I have a VM contain a symlink point to actual image. When I start the vm, it error out due to permission denied:
error: internal error: process exited while connecting to monitor: 2020-10-15T19:24:24.359891Z qemu-system-x86_64: -drive file=/some-local-pool/VM01.current,format=qcow2,if=none,id=drive-virtio-disk0,cache=unsafe,discard=unmap,aio=threads: Could not open '/some-local-pool/VM01.current': Permission denied
But the permission is fine:
lrwxrwxrwx. 1 root root 32 Oct 15 20:37 VM01.current -> VM01.deployed
-rw-rw-r--. 1 root root 20G Oct 15 21:01 VM01.deployed
unconfined_u:object_r:unlabeled_t:s0 VM01.current
system_u:object_r:default_t:s0 VM01.deployed
Directly use the actual image path works. qemu-img info on the symlink works too. Any idea why this won't work?
Upvotes: 0
Views: 684
Reputation: 2816
When libvirt runs QEMU, it is given a unique SELinux label that is specific to that VM instance. In order for this to work, libvirt has to set the SELinux label on every disk image that QEMU is intended to access prior to QEMU being started. The label that libvirt sets will apply to the real disk image (VM01.deployed), but not the symlink (VM01.current) which you need to set to virt_image_t/virt_content_t.
Upvotes: 0
Reputation: 8173
it is the selinux context problem. Somehow, the VM01.deployed get wrong type of default_t if start the VM with it. We need to change it to virt_content_t, if we want the symlink as image path.

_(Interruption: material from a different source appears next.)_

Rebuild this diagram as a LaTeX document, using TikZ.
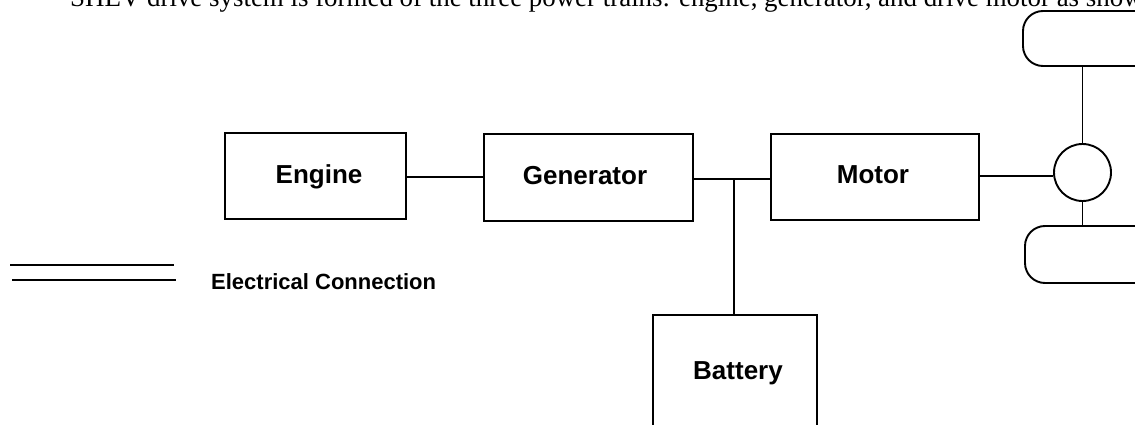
\documentclass[tikz,border=0pt]{standalone}
\usepackage{fontspec}
\setmainfont{Liberation Serif}
\newfontfamily\lsans{Liberation Sans}
\begin{document}
\begin{tikzpicture}[x=1pt,y=-1pt,
  boxline/.style={line width=1.9pt},
  wire/.style={line width=1.9pt},
  lbl/.style={font=\lsans\bfseries\fontsize{26}{30}\selectfont,anchor=base,inner sep=0pt},
  wheel/.style={draw,line width=1.9pt,rounded corners=20pt}]
\useasboundingbox (0,0) rectangle (1135,425);
\clip (0,0) rectangle (1135,425);
% top text (cut off by the upper edge)
\node[anchor=base west,inner sep=0pt,font=\fontsize{26.9}{30}\selectfont] (cap) at (70,7)
  {SHEV drive system is formed of the three power trains: engine, generator, and drive motor as shown};
% boxes
\draw[boxline] (225,133) rectangle (406,219);
\coordinate (engE) at (406,177);
\draw[boxline] (484,134) rectangle (693,221);
\coordinate (genW) at (484,177);
\coordinate (genE) at (693,179);
\draw[boxline] (771,134) rectangle (979,220);
\coordinate (motW) at (771,179);
\coordinate (motE) at (979,176);
\draw[boxline] (653,440) -- (653,315) -- (817,315) -- (817,440);
\coordinate (batN) at (734,315);
\coordinate (jn) at (734,179);
% labels
\node[lbl] (engine) at (319,183) {Engine};
\node[lbl] (generator) at (585,184) {Generator};
\node[lbl] (motor) at (873,183) {Motor};
\node[lbl] (battery) at (738,379) {Battery};
% differential and wheels
\node[draw,circle,line width=1.9pt,minimum size=57pt,inner sep=0pt] (diff) at (1082.5,172.5) {};
\draw[wheel] (1023,11) rectangle (1175,66);
\coordinate (wt) at (1082.5,67);
\draw[wheel] (1025,226) rectangle (1175,283);
\coordinate (wb) at (1082.5,226);
% connectors
\draw[wire] (engE) -- (genW);
\draw[wire] (genE) -- (motW);
\draw[wire] (jn) -- (batN);
\draw[wire] (motE) -- (motE -| diff.west);
\draw[wire] (diff.north) -- (wt);
\draw[wire] (diff.south) -- (wb);
% legend
\coordinate (l1a) at (10,265); \coordinate (l1b) at (174,265);
\coordinate (l2a) at (12,280); \coordinate (l2b) at (176,280);
\draw[wire] (l1a) -- (l1b);
\draw[wire] (l2a) -- (l2b);
\node[anchor=base west,inner sep=0pt,font=\lsans\bfseries\fontsize{22}{26}\selectfont] (legend) at (211,289) {Electrical Connection};
\end{tikzpicture}
\end{document}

Moreover, the label of symlink itself need to match the target.
# chcon --reference=VM01.deployed VM01.current
Then it is going to work.
It is still not clear why use the VM01.deployed as image path can still work if type label is default_t.
So far if we use libvirt and qemu tools to create new qcow2 disk or snapshots. The labels can be many things: default_t, virt_image_t, virt_content_t ... no idea why cannot they all agree on one type. This is really confusing.